Denmark’s childhood vaccine schedule comes with a heavy price
During my time practicing medicine in Denmark, there was a day in the pediatric ward I will never forget. We had nearly 20 infants admitted simultaneously, all of them dangerously ill and severely dehydrated. The culprit was rotavirus.
As I moved from bed to bed, adjusting IV fluids for babies who were listless and gray, I was struck by a singular, frustrating thought: This was preventable.
Later, my rotations took me into the sterile silence of rooms where I performed lumbar punctures on children with suspected chickenpox encephalitis. I saw the aftermath of meningitis A — a disease that claims the lives of healthy teenagers in Europe with tragic regularity.
At a Senate hearing on Tuesday, National Institutes of Health Director Jay Bhattacharya was questioned about the Centers for Disease Control and Prevention’s new childhood vaccination schedule, which was influenced by Denmark’s. Bhattacharya defended the schedule, claiming that it would increase public trust in vaccination. But several senators, including physician and committee Chair Bill Cassidy (R-La.), pushed back. “I have to admit, I was a little like, ‘What? We’re like Denmark?’ … That’s a crazy idea,” Cassidy said.
I have to agree.
Four years ago, I moved from Denmark to join Pediatric Partners of the Southwest in Durango, Colo. Having served as a hospitalist in a large Danish facility and now as a pediatrician in the United States, I have a unique vantage point on two very different systems. While there are many “shining lights” in Danish health care, the country’s approach to immunization is not one of them. In fact, the one area where the United States has historically stood head and shoulders above the Danish system is in our commitment to a comprehensive vaccine schedule.
Recently, the Centers for Disease Control and Prevention issued new guidelines that move the U.S. toward a model based on the Danish immunization schedule. In my opinion, this shift is a mistake. The new CDC schedule removes vaccines for hepatitis B, rotavirus, meningitis, and varicella (chickenpox) from the routine. I’ve treated the very diseases these vaccines prevent, and I believe these changes are not in the best interest of American children.
The danger of false equivalence
It is tempting for policymakers to look at a country like Denmark — with its high life expectancy and centralized care — and assume its medical protocols are a universal gold standard. But you cannot simply mirror a Danish public health policy onto the American landscape.
Denmark is a small, homogeneous country with a centralized, government-run health care system. Its infrastructure allows for a level of universal monitoring and rapid intervention that the United States, with its vast geography and fragmented private-public insurance models, simply cannot match. In Denmark, if an infant is sick, the path to care is singular and direct. In the United States, gaps in access mean that prevention is our most powerful — and often only — line of defense.

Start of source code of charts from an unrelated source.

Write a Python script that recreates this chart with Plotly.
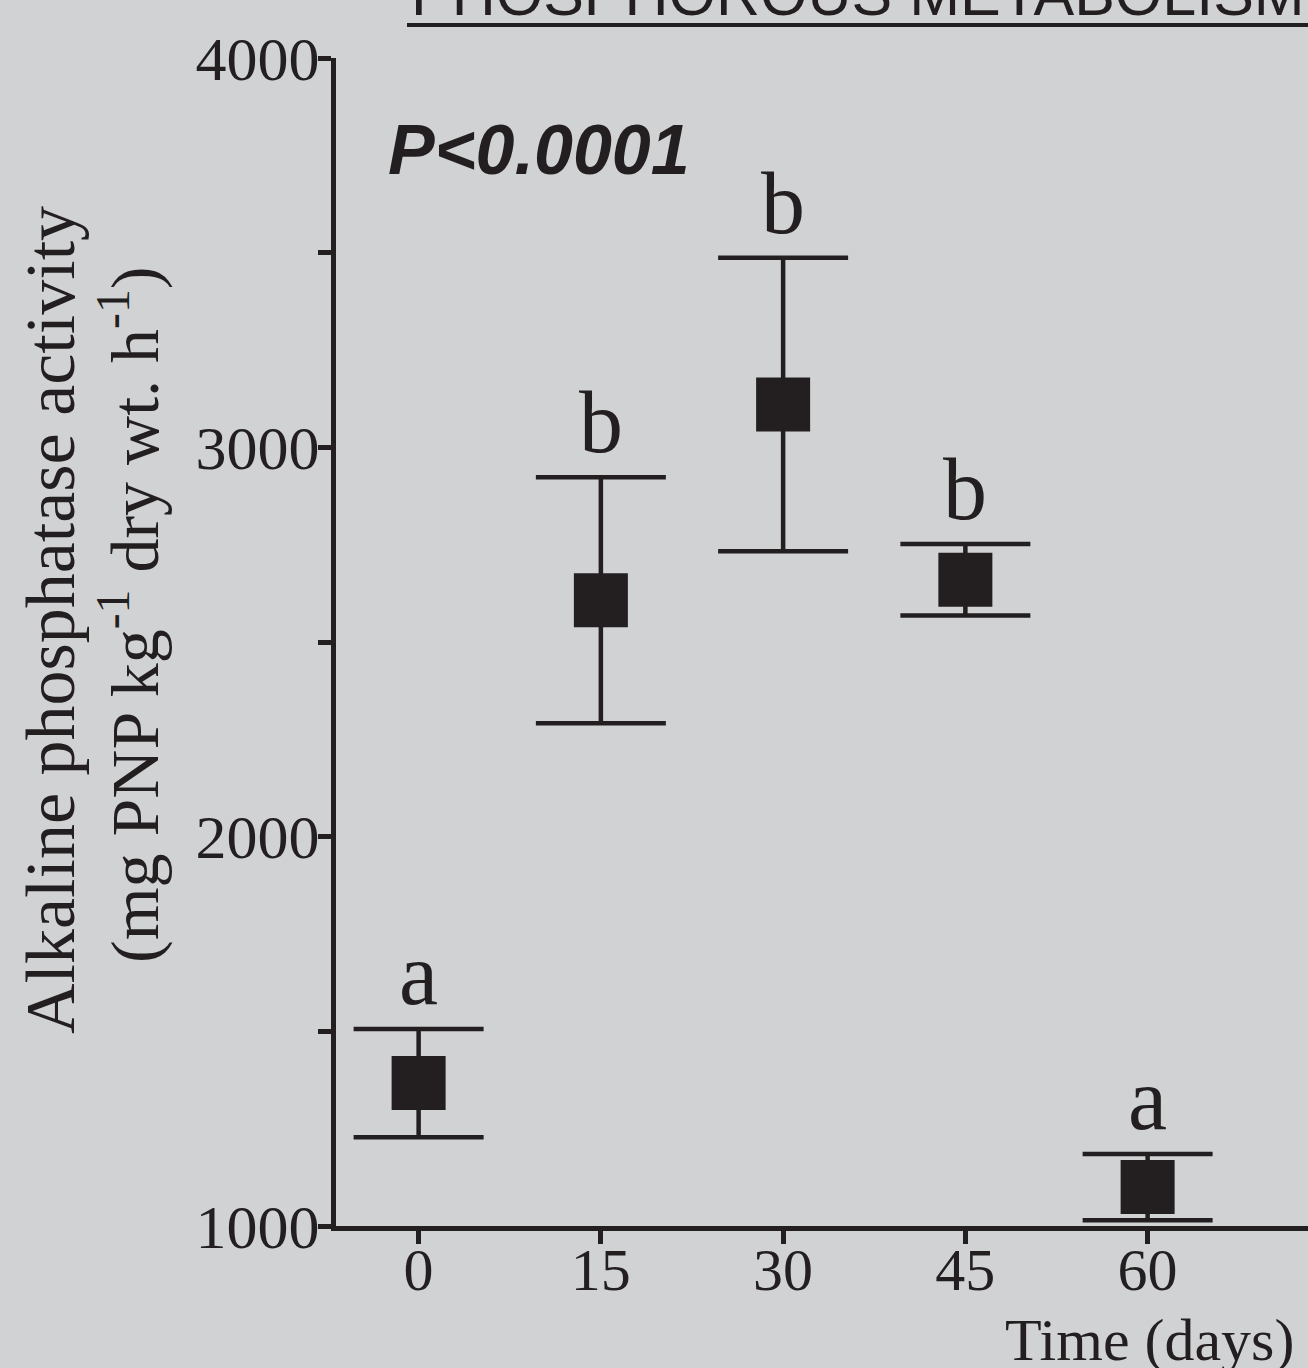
import plotly.graph_objects as go

# ---- data ----
days = [0, 15, 30, 45, 60]
activity = [1367, 2607, 3110, 2660, 1100]
sem = [139, 316, 377, 92, 85]
groups = ["a", "b", "b", "b", "a"]
y_ticks = [1000, 2000, 3000, 4000]
x_ticks = [0, 15, 30, 45, 60]

INK = "#231f20"
BG = "#d1d2d4"
SERIF = "Liberation Serif, Times New Roman, serif"
SANS = "Liberation Sans, Arial, sans-serif"

L = 336  # left margin (px)
W = 1308 - L
H = 1226 - 58

fig = go.Figure()
fig.add_trace(go.Scatter(
    x=days, y=activity, mode="markers",
    marker=dict(symbol="square", size=54, color=INK, line=dict(width=0)),
    error_y=dict(type="data", array=sem, visible=True, color=INK,
                 thickness=4.5, width=65),
    showlegend=False, hoverinfo="skip",
))

# significance letters
for d, m, e, g in zip(days, activity, sem, groups):
    fig.add_annotation(x=d, y=m + e, text=g, showarrow=False,
                       xanchor="center", yanchor="bottom", yshift=4,
                       font=dict(family=SERIF, size=88, color=INK))

# P value
fig.add_annotation(xref="paper", yref="paper", x=(539 - L) / W, y=(1226 - 150) / H,
                   text="<b><i>P<0.0001</i></b>", showarrow=False,
                   xanchor="center", yanchor="middle",
                   font=dict(family=SANS, size=70, color=INK))

# title (cut off at top)
fig.add_annotation(xref="paper", yref="paper", x=(409 - L) / W, y=(1226 - 30) / H,
                   text="PHOSPHOROUS METABOLISM", showarrow=False,
                   xanchor="left", yanchor="bottom",
                   font=dict(family=SANS, size=61, color=INK))
fig.add_shape(type="line", xref="paper", yref="paper",
              x0=(407 - L) / W, x1=1.0, y0=(1226 - 25) / H, y1=(1226 - 25) / H,
              line=dict(color=INK, width=4))

# y-axis title (two lines)
fig.add_annotation(xref="paper", yref="paper", x=(50 - L) / W, y=(1226 - 620) / H,
                   text="Alkaline phosphatase activity", textangle=-90, showarrow=False,
                   xanchor="center", yanchor="middle",
                   font=dict(family=SERIF, size=70, color=INK))
fig.add_annotation(xref="paper", yref="paper", x=(130 - L) / W, y=(1226 - 615) / H,
                   text="(mg PNP kg<sup>-1</sup> dry wt. h<sup>-1</sup>)", textangle=-90,
                   showarrow=False, xanchor="center", yanchor="middle",
                   font=dict(family=SERIF, size=68, color=INK))

# x-axis title
fig.add_annotation(xref="paper", yref="paper", x=(1149 - L) / W, y=(1226 - 1340) / H,
                   text="Time (days)", showarrow=False,
                   xanchor="center", yanchor="middle",
                   font=dict(family=SERIF, size=60, color=INK))

fig.update_layout(
    width=1308, height=1368,
    margin=dict(l=L, r=0, t=58, b=142),
    paper_bgcolor=BG, plot_bgcolor=BG,
    xaxis=dict(range=[-6.8, 73.2], tickvals=x_ticks, ticktext=[str(t) for t in x_ticks],
               showline=True, linecolor=INK, linewidth=5, showgrid=False, zeroline=False,
               ticks="outside", ticklen=13, tickwidth=4.5, tickcolor=INK,
               ticklabelstandoff=-26,
               tickfont=dict(family=SERIF, size=60, color=INK)),
    yaxis=dict(range=[1000, 4000], tickvals=y_ticks, ticktext=[str(t) for t in y_ticks],
               showline=True, linecolor=INK, linewidth=5, showgrid=False, zeroline=False,
               ticks="outside", ticklen=13, tickwidth=5, tickcolor=INK,
               ticklabelstandoff=-14,
               minor=dict(tickvals=[1500, 2500, 3500], ticks="outside", ticklen=13,
                          tickwidth=5, tickcolor=INK, showgrid=False),
               tickfont=dict(family=SERIF, size=62, color=INK)),
)

fig.write_html("out.html")
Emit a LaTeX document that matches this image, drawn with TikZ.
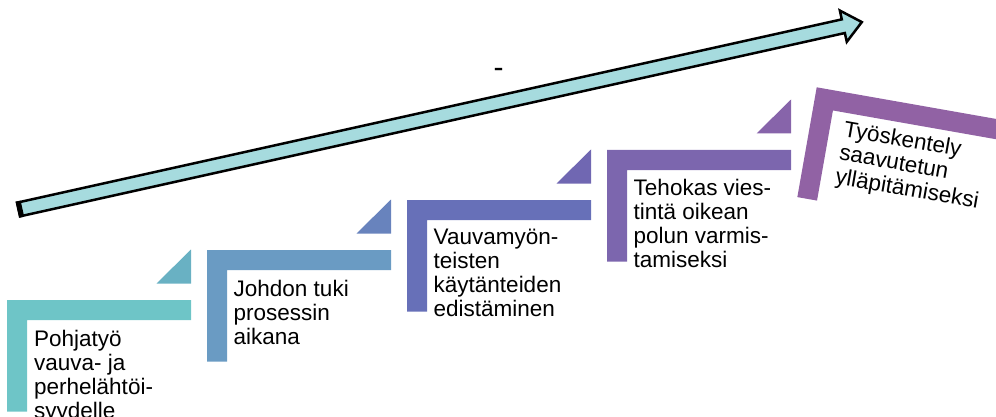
\documentclass[tikz,border=0pt]{standalone}
\usepackage{fontspec}
\setmainfont{Liberation Sans}
\definecolor{ca}{HTML}{6EC5C7}
\definecolor{ta}{HTML}{69B1C3}
\definecolor{cb}{HTML}{6A9BC3}
\definecolor{tb}{HTML}{6883BD}
\definecolor{cc}{HTML}{6770B8}
\definecolor{tc}{HTML}{7067B2}
\definecolor{cd}{HTML}{7C66AE}
\definecolor{td}{HTML}{8764AA}
\definecolor{ce}{HTML}{9162A4}
\definecolor{arrowfill}{HTML}{A6DBDE}
\begin{document}
\begin{tikzpicture}[x=1pt,y=-1pt,
  steptext/.style={anchor=north west, inner sep=0pt, align=left,
    font=\fontsize{22.5}{24}\selectfont, text=black},
  bigarrow/.style={fill=arrowfill, draw=black, line width=2.5pt, line join=miter}]
\useasboundingbox (0,0) rectangle (996,417);
\clip (0,0) rectangle (996,417);
% steps 1-4
\foreach \k/\cs/\ct in {0/ca/ta, 1/cb/tb, 2/cc/tc, 3/cd/td}{
  \fill[\cs] ({7+200*\k},{300-50*\k}) -- ++(184,0) -- ++(0,20) -- ++(-164,0)
     -- ++(0,91.5) -- ++(-20,0) -- cycle;
  \fill[\ct] ({156.5+200*\k},{283.5-50*\k}) -- ({191+200*\k},{283.5-50*\k})
     -- ({191+200*\k},{249.5-50*\k}) -- cycle;
}
\node[steptext] (s1) at (34,330) {Pohjatyö\\vauva- ja\\perhelähtöi-\\syydelle};
\node[steptext] (s2) at (233.5,279.5) {Johdon tuki\\prosessin\\aikana};
\node[steptext] (s3) at (433.5,229) {Vauvamyön-\\teisten\\käytänteiden\\edistäminen};
\node[steptext] (s4) at (633.5,179) {Tehokas vies-\\tintä oikean\\polun varmis-\\tamiseksi};
% step 5 (tilted)
\begin{scope}[shift={(816.7,87.3)}, rotate=-10]
  \fill[ce] (0,0) -- (186,0) -- (186,20) -- (20,20) -- (20,111.5) -- (0,111.5) -- cycle;
  \node[steptext, rotate=-10] (s5) at (34,27) {Työskentely\\saavutetun\\ylläpitämiseksi};
\end{scope}
% big arrow
\begin{scope}[shift={(18.5,209.5)}, rotate=12.53]
  \coordinate (tail) at (0,0);
  \coordinate (tip) at (864,0);
  \draw[bigarrow] (tail) ++(0,-7) -- (845,-7) -- (845,-16) -- (tip) -- (845,16)
     -- (845,7) -- (0,7) -- cycle;
  \draw[line width=5pt] (1.5,-8.2) -- (1.5,8.2);
\end{scope}
\node[font=\fontsize{30}{30}\selectfont, inner sep=0pt] (dash) at (498.5,72.5) {-};
\end{tikzpicture}
\end{document}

Seeing what we’ve forgotten
In my current practice in the United States, I do not see the rotavirus complications I saw in Denmark. I do not see the devastating neurological fallout from chickenpox or meningitis. This is not because these viruses have disappeared; it is because our comprehensive vaccine schedule has been working.
When we remove a vaccine like the meningococcal shot from the routine schedule, we aren’t just changing a line on a chart. We are inviting previously well-controlled diseases back into our high schools and colleges. Meningitis moves with terrifying speed; a healthy teenager can go from a slight fever to organ failure or death within 24 hours.
In Denmark, these deaths are accepted as occasional, tragic outliers. In the United States, they should be considered unacceptable.
My practice follows the American Academy of Pediatrics schedule because it is designed to protect children from the moment they are most vulnerable.
While the federal guidelines have shifted, our clinical recommendation has not. My colleagues and I believe that hepatitis B, rotavirus, meningitis, and varicella vaccines are essential components of pediatric health. We also remain a “big tent” practice: we are open to all patients regardless of their vaccine choices, and we prioritize open, honest dialogue with parents and accept a patient’s autonomy for their own medical decision-making.
However, my time in the Danish wards taught me that “waiting and seeing” comes with a heavy price. We should not have to witness a resurgence of preventable dehydration, encephalitis, or meningitis to remember why we started vaccinating to prevent them in the first place.
The Danish system has much to admire, but when it comes to protecting our children from infectious disease, the United States should lead, not follow.
Michael Thwing, M.D., is a pediatrician at Pediatric Partners of the Southwest and part of the Colorado Chooses Vaccines coalition. He previously served as a pediatric hospitalist in Denmark. He used AI to help organize his thoughts in this column; it was then edited by STAT staff.